In a couple of different ways and places, lately, I’ve expressed an opinion about what is wrong with current United Methodist debates and what is needed.  My recent post about labels shared a personal experience illustrating the frustration of having people look past what I say and assigning a label that they then use to justify ignoring what I just said.  I told a personal story.  Many people, from every angle in our current controversies, can tell similar stories.

This is why simply sharing our experience is insufficient for making progress in our denominational struggle.  We are tempted to think that our experience trumps somebody else’s.  It is so easy to lapse into a kind of “can you top this” competition in our telling our stories.  To be sure, sharing experiences has its value.  It is a way of getting to know each other and, hopefully, in so doing we can empathize and recognize common humanity, even if we ultimately disagree.  It surely would give us more opportunity to exercise Christian love.  But beyond sharing our stories, we have to do the hard spade work of understanding each other’s methods.  It takes a lot of listening.  And some restraint, intellectual humility and charity.

So, let me try my hand at explaining how method works in our discussions.  I claim no particular expertise.  To use the language of the trades, I consider myself a journeyman in the craft.  Every craft, trade, science, whatever, has methods for skillfully doing the work.  In our case, we are talking about methods used in thinking about theological and ethical questions for the sake of living faithfully and effectively as disciples of Jesus Christ.

Within this framework, then, what is a method?  A method is a patterned set of steps employed to understand statements, propositions, claims and arguments.  (An argument is a sustained account or explanation aimed at showing the validity, strength, relevance and truth of a stated set of beliefs.)  Good methods are tried and tested by a community of people who learn how to use the methods and can help each other hone skills.  In this case, a community shares a set of beliefs and practices that gives them a starting point for method to interpret and to apply.

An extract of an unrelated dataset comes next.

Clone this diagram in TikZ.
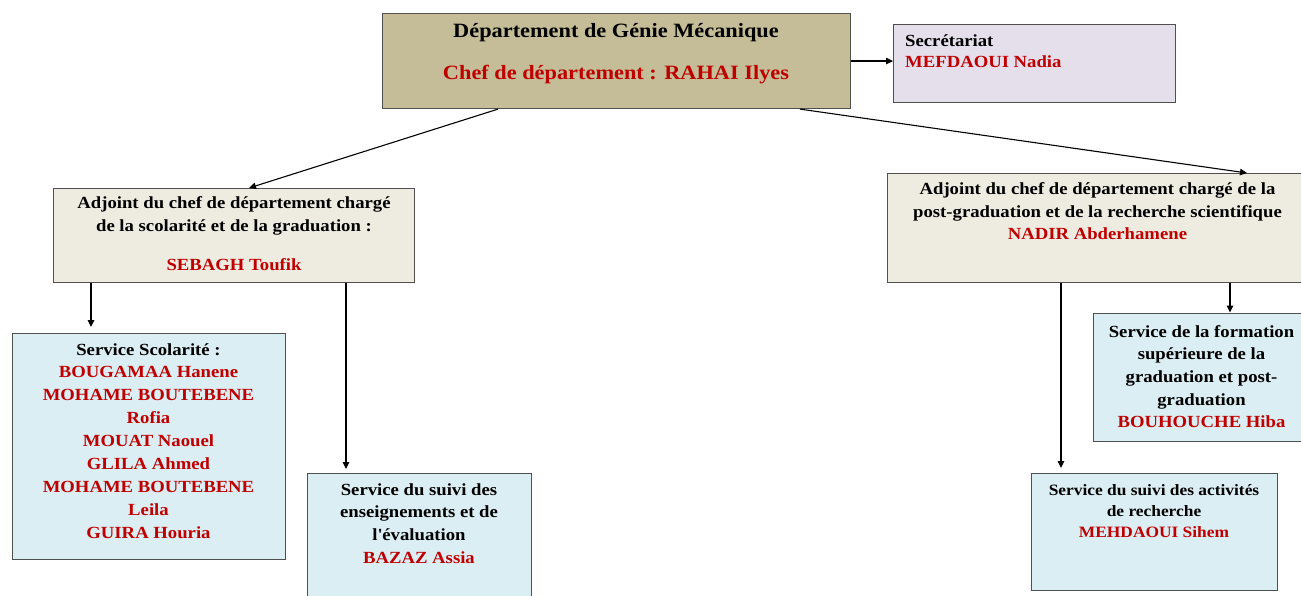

The goal of good method is to render meaning and truth.  “Truth,” of course, is a contested term, but delving into that subject goes beyond my purpose here.  Of course, some methods aim at simply helping us figure out what works.  If I have ants infesting my lawn, I can try a number of differing methods for getting rid of the pests.  The good one is the one that works.  In Christian debates about true and false, good and evil, however, we need more than pragmatism.  We certainly need much more than appeals to emotion, personal attacks and innuendo and inflammatory statements.  We need careful thought.  In other words, a good method avoids the temptation to skip argumentation and go for some shortcut, like labels or casting doubt on someone’s motive.  (For a good set of examples of these problematic shortcuts, google “informal fallacies” and you’ll see why bad thinking does not – apart from blind, dumb luck – render good policies and practices.  It will also help you understand what’s wrong with so many United Methodist debates.)

Behind and underneath the patterned steps we find assumptions or background beliefs.  Assumptions can range from “close by” and fairly simple to deeper and broader views about reality.  Assumptions help to determine the limits of what we conclude can be true and applicable.  Here is another tricky point: ideological opponents can use the same steps of a method, but if they have different assumptions, their conclusions can vary wildly.

Furthermore, all of us draw on and combine sources and we recognize or assign weight (force, authority) in our attempts to understand.  The Bible is a source, obviously.  Depending on the question, an article on a scientific point might be a source, or a theological or philosophical treatise, or a piece of fiction or a song.  Some people like some authors or teachers and others, others.  When we use sources, we need to know what we’re doing.  We need to know how this source supports what we’re trying to argue.  And we need to be able to tell if we’re using sources in a honest, rational (i.e. legitimate) way.  And yes, here’s another tricky point: we are tempted to stick with sources we find “trustworthy.”  Sometimes this means that they reinforce what we already believe.  But good method requires that I also look at sources that disagree with what I already believe.  I must practice reading what is distasteful or difficult or disagreeable to my views in order to know (and be truly confident) in what I think.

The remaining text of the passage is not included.